__Short exercise__.
Set the data down again, exactly as it reads, but without the pictures.
# # # # #
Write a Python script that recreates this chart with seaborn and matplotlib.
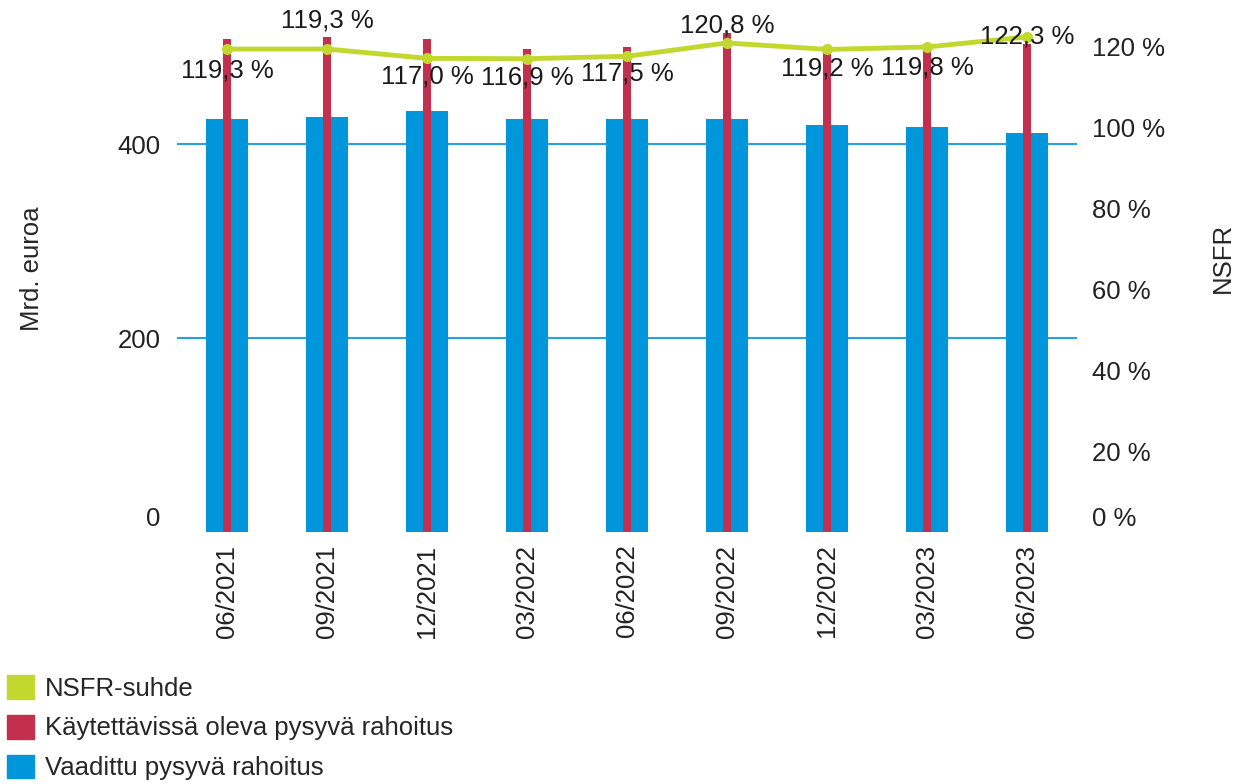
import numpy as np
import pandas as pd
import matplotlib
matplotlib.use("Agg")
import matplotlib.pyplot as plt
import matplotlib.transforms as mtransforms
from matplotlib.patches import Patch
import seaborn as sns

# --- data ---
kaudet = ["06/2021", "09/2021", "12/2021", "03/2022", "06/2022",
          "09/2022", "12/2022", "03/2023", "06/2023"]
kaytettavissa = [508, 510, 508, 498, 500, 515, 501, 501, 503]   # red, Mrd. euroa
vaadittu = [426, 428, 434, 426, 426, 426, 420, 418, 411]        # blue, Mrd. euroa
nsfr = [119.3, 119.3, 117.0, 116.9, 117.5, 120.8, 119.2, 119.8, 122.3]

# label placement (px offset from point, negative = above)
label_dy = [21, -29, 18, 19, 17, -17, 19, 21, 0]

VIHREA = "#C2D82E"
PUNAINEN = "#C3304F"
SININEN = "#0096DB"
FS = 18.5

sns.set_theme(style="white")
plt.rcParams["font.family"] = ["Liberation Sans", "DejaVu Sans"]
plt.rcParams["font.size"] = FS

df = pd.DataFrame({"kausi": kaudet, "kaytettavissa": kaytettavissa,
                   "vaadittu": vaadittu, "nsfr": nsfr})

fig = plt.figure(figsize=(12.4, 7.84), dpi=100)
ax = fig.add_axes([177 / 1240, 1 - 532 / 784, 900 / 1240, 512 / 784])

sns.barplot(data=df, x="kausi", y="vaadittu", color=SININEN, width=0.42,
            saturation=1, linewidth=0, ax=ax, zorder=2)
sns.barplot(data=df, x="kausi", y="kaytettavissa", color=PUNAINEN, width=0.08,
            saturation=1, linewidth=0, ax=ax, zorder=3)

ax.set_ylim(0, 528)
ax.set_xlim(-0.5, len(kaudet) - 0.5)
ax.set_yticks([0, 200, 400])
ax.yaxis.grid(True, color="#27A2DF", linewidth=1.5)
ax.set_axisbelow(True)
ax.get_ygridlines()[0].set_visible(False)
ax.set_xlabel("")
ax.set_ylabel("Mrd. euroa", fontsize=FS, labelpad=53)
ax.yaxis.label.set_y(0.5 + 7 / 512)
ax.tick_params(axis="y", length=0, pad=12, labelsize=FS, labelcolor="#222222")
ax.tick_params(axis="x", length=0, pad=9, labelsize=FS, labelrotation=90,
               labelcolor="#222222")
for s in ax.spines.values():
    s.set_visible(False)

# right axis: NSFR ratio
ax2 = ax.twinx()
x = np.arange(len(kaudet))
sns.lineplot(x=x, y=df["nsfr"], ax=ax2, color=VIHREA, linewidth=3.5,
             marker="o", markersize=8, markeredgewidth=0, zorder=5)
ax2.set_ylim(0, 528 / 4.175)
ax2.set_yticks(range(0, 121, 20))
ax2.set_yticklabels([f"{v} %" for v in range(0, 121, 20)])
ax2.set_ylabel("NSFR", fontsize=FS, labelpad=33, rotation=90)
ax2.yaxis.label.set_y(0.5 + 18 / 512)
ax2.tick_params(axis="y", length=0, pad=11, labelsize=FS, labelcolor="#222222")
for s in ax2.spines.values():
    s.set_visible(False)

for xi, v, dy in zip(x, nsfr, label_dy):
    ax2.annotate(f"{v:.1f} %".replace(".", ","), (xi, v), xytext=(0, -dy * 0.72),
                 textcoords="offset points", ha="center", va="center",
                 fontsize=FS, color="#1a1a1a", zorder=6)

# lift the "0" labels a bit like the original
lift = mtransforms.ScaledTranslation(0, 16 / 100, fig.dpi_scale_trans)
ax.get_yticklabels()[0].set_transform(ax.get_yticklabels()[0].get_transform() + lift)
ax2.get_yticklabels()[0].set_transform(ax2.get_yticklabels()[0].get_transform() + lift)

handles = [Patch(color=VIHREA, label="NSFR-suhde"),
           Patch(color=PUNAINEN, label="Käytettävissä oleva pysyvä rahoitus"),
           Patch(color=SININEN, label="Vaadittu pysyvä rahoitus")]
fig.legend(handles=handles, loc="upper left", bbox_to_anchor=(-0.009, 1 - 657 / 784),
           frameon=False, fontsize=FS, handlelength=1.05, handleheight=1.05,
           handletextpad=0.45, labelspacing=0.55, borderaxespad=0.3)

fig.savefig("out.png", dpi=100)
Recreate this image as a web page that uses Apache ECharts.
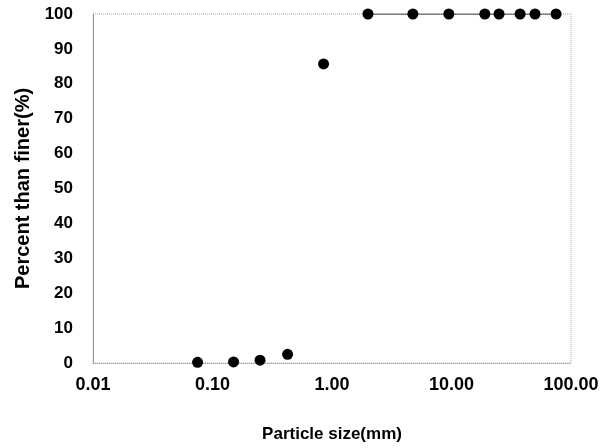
# # # # #
__Solution to the problem__.
Write a Python script that recreates this chart with seaborn and matplotlib.
import numpy as np
import pandas as pd
import matplotlib
matplotlib.use("Agg")
import matplotlib.pyplot as plt
import matplotlib.transforms as mtransforms
from matplotlib.patches import Patch
import seaborn as sns

# --- data ---
kaudet = ["06/2021", "09/2021", "12/2021", "03/2022", "06/2022",
          "09/2022", "12/2022", "03/2023", "06/2023"]
kaytettavissa = [508, 510, 508, 498, 500, 515, 501, 501, 503]   # red, Mrd. euroa
vaadittu = [426, 428, 434, 426, 426, 426, 420, 418, 411]        # blue, Mrd. euroa
nsfr = [119.3, 119.3, 117.0, 116.9, 117.5, 120.8, 119.2, 119.8, 122.3]

# label placement (px offset from point, negative = above)
label_dy = [21, -29, 18, 19, 17, -17, 19, 21, 0]

VIHREA = "#C2D82E"
PUNAINEN = "#C3304F"
SININEN = "#0096DB"
FS = 18.5

sns.set_theme(style="white")
plt.rcParams["font.family"] = ["Liberation Sans", "DejaVu Sans"]
plt.rcParams["font.size"] = FS

df = pd.DataFrame({"kausi": kaudet, "kaytettavissa": kaytettavissa,
                   "vaadittu": vaadittu, "nsfr": nsfr})

fig = plt.figure(figsize=(12.4, 7.84), dpi=100)
ax = fig.add_axes([177 / 1240, 1 - 532 / 784, 900 / 1240, 512 / 784])

sns.barplot(data=df, x="kausi", y="vaadittu", color=SININEN, width=0.42,
            saturation=1, linewidth=0, ax=ax, zorder=2)
sns.barplot(data=df, x="kausi", y="kaytettavissa", color=PUNAINEN, width=0.08,
            saturation=1, linewidth=0, ax=ax, zorder=3)

ax.set_ylim(0, 528)
ax.set_xlim(-0.5, len(kaudet) - 0.5)
ax.set_yticks([0, 200, 400])
ax.yaxis.grid(True, color="#27A2DF", linewidth=1.5)
ax.set_axisbelow(True)
ax.get_ygridlines()[0].set_visible(False)
ax.set_xlabel("")
ax.set_ylabel("Mrd. euroa", fontsize=FS, labelpad=53)
ax.yaxis.label.set_y(0.5 + 7 / 512)
ax.tick_params(axis="y", length=0, pad=12, labelsize=FS, labelcolor="#222222")
ax.tick_params(axis="x", length=0, pad=9, labelsize=FS, labelrotation=90,
               labelcolor="#222222")
for s in ax.spines.values():
    s.set_visible(False)

# right axis: NSFR ratio
ax2 = ax.twinx()
x = np.arange(len(kaudet))
sns.lineplot(x=x, y=df["nsfr"], ax=ax2, color=VIHREA, linewidth=3.5,
             marker="o", markersize=8, markeredgewidth=0, zorder=5)
ax2.set_ylim(0, 528 / 4.175)
ax2.set_yticks(range(0, 121, 20))
ax2.set_yticklabels([f"{v} %" for v in range(0, 121, 20)])
ax2.set_ylabel("NSFR", fontsize=FS, labelpad=33, rotation=90)
ax2.yaxis.label.set_y(0.5 + 18 / 512)
ax2.tick_params(axis="y", length=0, pad=11, labelsize=FS, labelcolor="#222222")
for s in ax2.spines.values():
    s.set_visible(False)

for xi, v, dy in zip(x, nsfr, label_dy):
    ax2.annotate(f"{v:.1f} %".replace(".", ","), (xi, v), xytext=(0, -dy * 0.72),
                 textcoords="offset points", ha="center", va="center",
                 fontsize=FS, color="#1a1a1a", zorder=6)

# lift the "0" labels a bit like the original
lift = mtransforms.ScaledTranslation(0, 16 / 100, fig.dpi_scale_trans)
ax.get_yticklabels()[0].set_transform(ax.get_yticklabels()[0].get_transform() + lift)
ax2.get_yticklabels()[0].set_transform(ax2.get_yticklabels()[0].get_transform() + lift)

handles = [Patch(color=VIHREA, label="NSFR-suhde"),
           Patch(color=PUNAINEN, label="Käytettävissä oleva pysyvä rahoitus"),
           Patch(color=SININEN, label="Vaadittu pysyvä rahoitus")]
fig.legend(handles=handles, loc="upper left", bbox_to_anchor=(-0.009, 1 - 657 / 784),
           frameon=False, fontsize=FS, handlelength=1.05, handleheight=1.05,
           handletextpad=0.45, labelspacing=0.55, borderaxespad=0.3)

fig.savefig("out.png", dpi=100)
Recreate this image as a web page that uses Apache ECharts.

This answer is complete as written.